His wife's dual role -- company plus government job -- was investigated while he was in power. Without power, there is no NAC to find "no laws broken." There is a new NAC, with new investigators, and new political incentives to demonstrate that the previous regime's corruption was real.
He trained Pashinyan's enforcers. Grigoryan and Vardapetyan both served under him. When those enforcers are investigated by the next government -- and they will be -- the investigators will trace their careers backward. The trail leads to Badasyan's Justice Ministry, July 2019. He is the common denominator.
Everything documented in this profile is from public records, OWL investigations (Three Enforcers Analysis, Infrastructure Control, Security Apparatus analysis), government records, NAC findings, tax appeal PDFs, and OCCRP data. It will still be public when the next government takes power.
Nikol has his exit plan. What's yours, Rustam?

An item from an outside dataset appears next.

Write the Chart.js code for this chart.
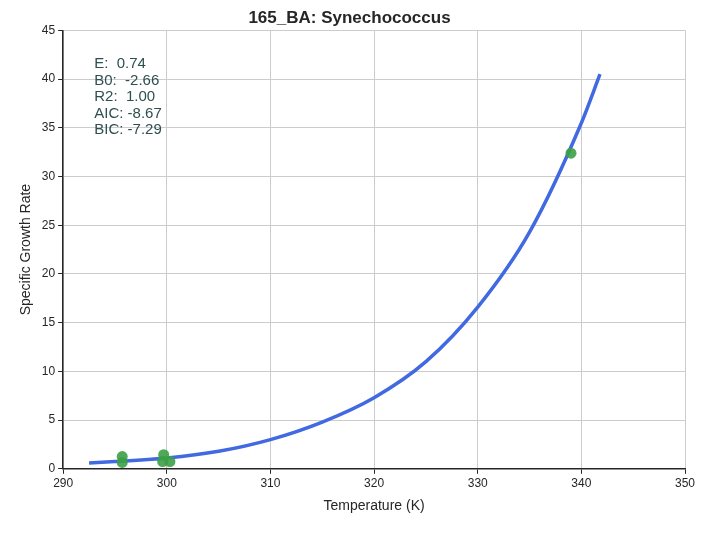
<!DOCTYPE html>
<html><head><script src="https://cdn.jsdelivr.net/npm/chart.js@4"></script>
<style>body{margin:0;background:#fff}#wrap{width:706px;height:533px}</style></head>
<body><div id="wrap"><canvas id="c"></canvas></div>
<script>
var obsTemp = [295.7, 295.7, 299.7, 299.6, 300.3, 339.0];
var obsRate = [1.25, 0.65, 1.45, 0.75, 0.75, 32.4];
var fitTemp = [292.5, 295, 300, 305, 310, 315, 320, 325, 330, 335, 340, 341.8];
var fitRate = [0.6, 0.75, 1.1, 1.8, 3.0, 4.8, 7.3, 11.0, 16.6, 24.3, 35.5, 40.5];
var statsText = ["E:  0.74", "B0:  -2.66", "R2:  1.00", "AIC: -8.67", "BIC: -7.29"];

var statsPlugin = {
    id: "stats",
    afterDraw: function(chart) {
        var ctx = chart.ctx;
        var xs = chart.scales.x, ys = chart.scales.y;
        ctx.save();
        ctx.fillStyle = "#2f4f4f";
        ctx.font = "15px 'Liberation Sans', Arial";
        ctx.textBaseline = "top";
        var x0 = xs.getPixelForValue(293), y0 = ys.getPixelForValue(42.3);
        statsText.forEach(function(t, i) { ctx.fillText(t, x0, y0 + i * 16.5); });
        ctx.restore();
    }
};

new Chart(document.getElementById("c"), {
    type: "scatter",
    data: {
        datasets: [
            {
                type: "line",
                data: fitTemp.map(function(t, i) { return {x: t, y: fitRate[i]}; }),
                borderColor: "#4169e1", borderWidth: 3.5, pointRadius: 0,
                cubicInterpolationMode: "monotone", fill: false, order: 2
            },
            {
                data: obsTemp.map(function(t, i) { return {x: t, y: obsRate[i]}; }),
                backgroundColor: "rgba(60,160,70,0.9)", borderWidth: 0, pointRadius: 5.5, order: 1
            }
        ]
    },
    options: {
        responsive: true, maintainAspectRatio: false, animation: false,
        layout: {padding: {left: 14, right: 21, top: 0, bottom: 14}},
        plugins: {
            legend: {display: false},
            tooltip: {enabled: false},
            title: {display: true, text: "165_BA: Synechococcus", color: "#262626",
                font: {size: 17, weight: "bold", family: "'Liberation Sans', Arial"}, padding: {top: 8, bottom: 2}}
        },
        scales: {
            x: {
                min: 290, max: 350,
                ticks: {stepSize: 10, color: "#262626", font: {size: 12, family: "'Liberation Sans', Arial"}},
                grid: {color: "#cccccc", drawTicks: true, tickColor: "#262626", tickLength: 5},
                border: {color: "#262626", width: 1.5},
                title: {display: true, text: "Temperature (K)", color: "#262626", font: {size: 14, family: "'Liberation Sans', Arial"}}
            },
            y: {
                min: 0, max: 45,
                ticks: {stepSize: 5, color: "#262626", font: {size: 12, family: "'Liberation Sans', Arial"}},
                grid: {color: "#cccccc", tickColor: "#262626", tickLength: 5},
                border: {color: "#262626", width: 1.5},
                title: {display: true, text: "Specific Growth Rate", color: "#262626", font: {size: 14, family: "'Liberation Sans', Arial"}}
            }
        }
    },
    plugins: [statsPlugin]
});
</script></body></html>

Profile #11 of 100. The "Left Behind" series documents people who are currently protected by Nikol Pashinyan's power -- and who will be exposed when that power ends. Every profile is based on public records. Every fact is verifiable. The file is permanent.
Methodology
Appointment data from gov.am official records, Wikipedia, and media reports. Justice Ministry tenure from government records (2019-2021). SRC tenure from government records (2021-November 2024). November 2024 mass purge from media reports and Pashinyan's public statements. Gagik Khachatryan $97M laundering from US DOJ filings, OCCRP investigation, and Armenian Prosecutor's 2023 report. $63.5M LA mansion seizure from US DOJ press release. Global Motors / Baldwin Invest data from SRC tax appeal PDFs (taxservice.am, Wayback cached). Wife Tatevik Sargsyan dual role from NAC investigation and FIP.AM report. Three Enforcers Analysis from OWL investigations (Grigoryan + Vardapetyan as Deputy Ministers under Badasyan). Security Apparatus mapping from OWL investigations. All dates and facts cross-referenced with multiple sources.